There can thus be dogmas of religion as well as dogmas of science, and both of them can be revealed, the one by God, the other by man. Not only that — these fundamental dogmas, like the first principles [elements] of Euclid, can be used as raw material for thinking, and just as one scientific fact can be used as the basis of another, so one dogma can be used as the basis for another. But in order to begin thinking on a first dogma, one must be identified with it either in time or in principle. The Church was identified with Christ in both time and principle; she began thinking on His first principles and the harder she thought, the more dogmas she developed. Being organic like life, not institutional like a club, she never forgot those dogmas; she remembered them and her memory is tradition. Just as a scientist must depend on the memory of the first principles of his science, which he uses as the ground for other conclusions, so too the Church goes back into her intellectual memory, which is tradition, and uses former dogmas as the foundation for new ones. In this whole process she never forgets her first principles. If she did she would be like the undogmatic dogmatists of the present day, who believe that progress consists in denying the fact, instead of building on it; who turn to new ideals because they have never tried the old; who condemn as ʺobscurantistʺ the truth that has a parentage, and glorify as ʺprogressiveʺ a shibboleth that knows not either its father or its mother. They are of the school that would deny the very nature of things: free the camel of his hump and call him a camel; shorten the neck of a giraffe and call him a giraffe; and never frame a picture, because a frame is a limitation and therefore a principal and a dogma.

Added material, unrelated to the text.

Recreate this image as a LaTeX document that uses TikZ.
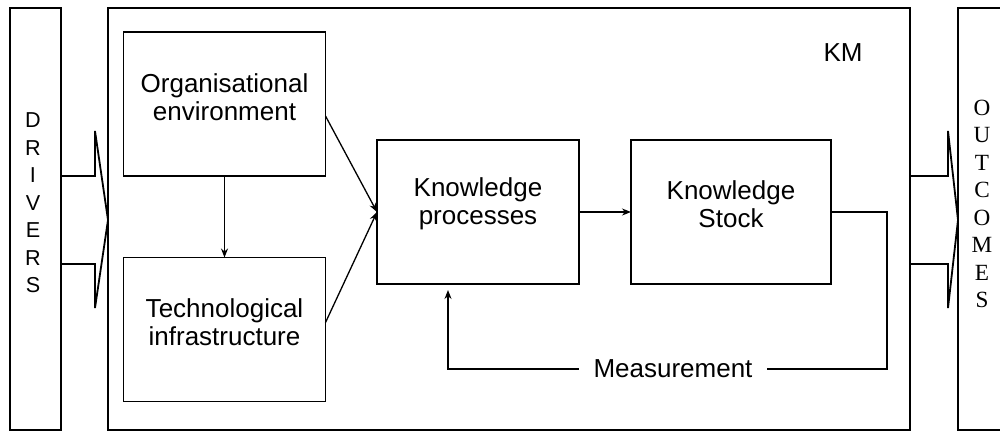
\documentclass[tikz,border=0pt]{standalone}
\usepackage{fontspec}
\setmainfont{Liberation Sans}
\newfontfamily\stackserif{Liberation Serif}
\usetikzlibrary{arrows.meta,calc}

\begin{document}
\begin{tikzpicture}[x=0.5pt,y=-0.5pt,
  line width=0.75pt,
  every node/.style={inner sep=0pt, outer sep=0pt},
  panel/.style={draw, rectangle, minimum height=211pt},
  procbox/.style={draw, rectangle, minimum width=101pt, minimum height=72pt},
  boxtext/.style={align=center, font=\fontsize{13}{14}\selectfont},
  link/.style={-{Stealth[length=4.5pt,width=3.5pt]}, line width=0.65pt},
  blockarrow/.style={line width=0.9pt, line join=miter},
]
\useasboundingbox (0,0) rectangle (1000,433);

% outer panels
\node[panel, minimum width=25.5pt] (drivers) at (35.5,219) {};
\node[panel, minimum width=401pt] (km) at (509,219) {};
\node[panel, minimum width=24pt] (outcomes) at (982,219) {};

\node[align=center, font=\fontsize{10.8}{13.75}\selectfont] (drvtxt) at (33,203)
  {D\\R\\I\\V\\E\\R\\S};
\node[align=center, font=\stackserif\fontsize{11.6}{13.75}\selectfont] (outtxt) at (982,204)
  {O\\U\\T\\C\\O\\M\\E\\S};
\node[font=\fontsize{13}{14}\selectfont] (kmlabel) at (843,53) {KM};

% block arrows into and out of the KM panel
\draw[blockarrow] (drivers.east |- 0,176) -- (95,176) -- (95,131)
  -- (km.west |- 0,220) -- (95,308) -- (95,264) -- (drivers.east |- 0,264);
\draw[blockarrow] (km.east |- 0,176) -- (948,176) -- (948,131)
  -- (outcomes.west |- 0,220) -- (948,308) -- (948,264) -- (km.east |- 0,264);

% inner boxes
\node[procbox, label={[boxtext, yshift=3.5pt]center:{Organisational\\environment}}] (org) at (224.5,104) {};
\node[procbox, label={[boxtext, yshift=3.5pt]center:{Technological\\infrastructure}}] (tech) at (224.5,329.5) {};
\node[procbox, label={[boxtext, yshift=4pt]center:{Knowledge\\processes}}] (kp) at (478,212) {};
\node[procbox, minimum width=100pt, label={[boxtext, yshift=4pt]center:{Knowledge\\Stock}}] (ks) at (731,212) {};

% connectors
\draw[link] (org.south) -- (tech.north);
\draw[link] ($(org.east)+(0,12)$) -- (kp.west);
\draw[link] ($(tech.east)+(0,-7)$) -- (kp.west);
\draw[link] (kp.east) -- (ks.west);

% measurement feedback loop
\node[font=\fontsize{13}{14}\selectfont, inner xsep=7.5pt, fill=white] (meas) at (673,369) {Measurement};
\coordinate (loopR) at (887,369);
\draw (ks.east) -- (ks.east -| loopR) -- (loopR) -- (meas.east);
\draw[link, shorten >=3pt] (meas.west) -| ($(kp.south west)+(71,0)$);

\end{tikzpicture}
\end{document}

But it is anything but progress to act like mice and eat the foundations of the very roof over our heads. Intolerance about principles is the foundation of growth, and the mathematician who would deride a square for always having four sides, and in the name of progress would encourage it to throw away even only one of its sides, would soon discover that he had lost all his squares. So too with the dogmas of the Church, of science, and of reason; they are like bricks, solid things with which a man can build, not like straw, which is ʺreligious experience,ʺ fit only for burning.


A dogma, then, is the necessary consequence of the intolerance of first principles, and that science or that church which has the greatest amount of dogmas is the science or the church that has been doing the most thinking. The Catholic Church, the schoolmaster for twenty centuries, has been doing a tremendous amount of solid, hard thinking and hence has built up dogmas as a man might build a house of brick but grounded on a rock. She has seen the centuries with their passing enthusiasms and momentary loyalties pass before her, making the same mistakes, cultivating the same poses, falling into the same mental snares, so that she has become very patient and kind to the erring pupils, but very intolerant and severe concerning the false. She has been and she will always be intolerant so far as the rights of God are concerned, for heresy, error, untruth, affect not personal matters on which she may yield, but a Divine Right in which there is no yielding. Meek she is to the erring, but violent to the error. The truth is divine; the heretic is human. Due reparation made, she will admit the heretic back into the treasury of her souls, but never the heresy into the treasury of her wisdom. Right is right if nobody is right, and wrong is wrong if everybody is wrong. And in this day and age we need, as Mr. Chesterton tells us, ʺnot a Church that is right when the world is right, but a Church that is right when the world is wrong.ʺ

The attitude of the Church in relation to the modern world on this important question may be brought home by the story of the two women in the courtroom of Solomon. Both of them claimed a child. The lawful mother insisted on having the whole child or nothing, for a child is like truth — it cannot be divided without ruin. The unlawful mother, on the contrary, agreed to compromise. She was willing to divide the babe, and the babe would have died of broadmindedness.